» WORK INSTRUCTIONS:
Starting at the first line of the data below, retype every line up to and including the one containing "const seriesColors = ['#a5454b', '#a68843'];".

--- START ---

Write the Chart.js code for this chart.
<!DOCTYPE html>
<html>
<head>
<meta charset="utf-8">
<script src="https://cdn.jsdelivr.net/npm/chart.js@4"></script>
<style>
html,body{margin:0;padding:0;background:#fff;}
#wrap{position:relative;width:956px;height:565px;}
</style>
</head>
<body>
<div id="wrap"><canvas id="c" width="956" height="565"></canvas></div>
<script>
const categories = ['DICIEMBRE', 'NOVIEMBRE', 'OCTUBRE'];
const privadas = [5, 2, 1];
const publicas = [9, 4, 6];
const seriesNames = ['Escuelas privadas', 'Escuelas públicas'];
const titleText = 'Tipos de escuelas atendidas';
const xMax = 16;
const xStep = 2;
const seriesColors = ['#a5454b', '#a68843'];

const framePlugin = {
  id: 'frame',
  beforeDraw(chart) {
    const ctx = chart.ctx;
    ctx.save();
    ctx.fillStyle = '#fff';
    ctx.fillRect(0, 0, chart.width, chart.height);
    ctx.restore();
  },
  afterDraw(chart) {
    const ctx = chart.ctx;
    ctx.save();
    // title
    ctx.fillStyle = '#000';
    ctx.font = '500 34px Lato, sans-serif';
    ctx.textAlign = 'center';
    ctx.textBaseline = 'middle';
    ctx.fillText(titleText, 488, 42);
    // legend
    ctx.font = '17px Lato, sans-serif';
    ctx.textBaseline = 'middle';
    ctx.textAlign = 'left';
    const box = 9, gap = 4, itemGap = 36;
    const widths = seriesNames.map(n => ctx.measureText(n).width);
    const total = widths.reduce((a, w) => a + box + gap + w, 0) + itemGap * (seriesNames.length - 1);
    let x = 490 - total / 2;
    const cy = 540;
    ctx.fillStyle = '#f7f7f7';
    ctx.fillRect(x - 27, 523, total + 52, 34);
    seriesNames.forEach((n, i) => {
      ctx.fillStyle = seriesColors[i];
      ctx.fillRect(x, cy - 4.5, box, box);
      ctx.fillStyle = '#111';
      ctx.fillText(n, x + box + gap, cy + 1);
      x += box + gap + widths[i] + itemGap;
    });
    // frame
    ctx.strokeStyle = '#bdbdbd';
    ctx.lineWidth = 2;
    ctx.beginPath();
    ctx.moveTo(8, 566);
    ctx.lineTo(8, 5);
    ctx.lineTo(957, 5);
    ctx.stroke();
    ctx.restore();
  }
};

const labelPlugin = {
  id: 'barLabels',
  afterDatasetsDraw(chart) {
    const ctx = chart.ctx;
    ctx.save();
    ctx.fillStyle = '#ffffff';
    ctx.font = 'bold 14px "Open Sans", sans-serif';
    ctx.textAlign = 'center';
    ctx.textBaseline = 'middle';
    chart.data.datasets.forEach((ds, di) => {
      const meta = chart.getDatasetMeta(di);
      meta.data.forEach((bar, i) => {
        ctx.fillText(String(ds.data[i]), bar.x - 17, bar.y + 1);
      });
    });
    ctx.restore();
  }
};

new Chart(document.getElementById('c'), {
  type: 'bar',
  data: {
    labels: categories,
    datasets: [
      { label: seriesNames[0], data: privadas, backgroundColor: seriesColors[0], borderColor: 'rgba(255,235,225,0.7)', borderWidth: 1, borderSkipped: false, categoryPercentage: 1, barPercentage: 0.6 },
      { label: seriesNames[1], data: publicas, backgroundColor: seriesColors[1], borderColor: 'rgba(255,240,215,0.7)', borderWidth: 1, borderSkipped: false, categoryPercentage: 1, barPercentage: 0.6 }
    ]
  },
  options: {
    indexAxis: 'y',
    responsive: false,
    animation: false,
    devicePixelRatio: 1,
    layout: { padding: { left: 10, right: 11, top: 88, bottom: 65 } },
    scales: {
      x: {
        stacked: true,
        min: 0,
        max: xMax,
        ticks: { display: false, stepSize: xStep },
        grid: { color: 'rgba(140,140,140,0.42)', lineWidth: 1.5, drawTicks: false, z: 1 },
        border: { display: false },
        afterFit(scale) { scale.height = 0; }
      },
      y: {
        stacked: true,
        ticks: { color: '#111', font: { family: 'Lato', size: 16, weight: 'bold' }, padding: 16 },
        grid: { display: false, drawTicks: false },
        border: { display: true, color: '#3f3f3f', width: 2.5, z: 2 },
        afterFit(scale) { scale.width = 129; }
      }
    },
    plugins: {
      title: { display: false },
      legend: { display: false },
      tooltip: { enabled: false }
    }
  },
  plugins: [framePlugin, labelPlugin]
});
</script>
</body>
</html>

--- END ---

» CORRECT ANSWER:
Write the Chart.js code for this chart.
<!DOCTYPE html>
<html>
<head>
<meta charset="utf-8">
<script src="https://cdn.jsdelivr.net/npm/chart.js@4"></script>
<style>
html,body{margin:0;padding:0;background:#fff;}
#wrap{position:relative;width:956px;height:565px;}
</style>
</head>
<body>
<div id="wrap"><canvas id="c" width="956" height="565"></canvas></div>
<script>
const categories = ['DICIEMBRE', 'NOVIEMBRE', 'OCTUBRE'];
const privadas = [5, 2, 1];
const publicas = [9, 4, 6];
const seriesNames = ['Escuelas privadas', 'Escuelas públicas'];
const titleText = 'Tipos de escuelas atendidas';
const xMax = 16;
const xStep = 2;
const seriesColors = ['#a5454b', '#a68843'];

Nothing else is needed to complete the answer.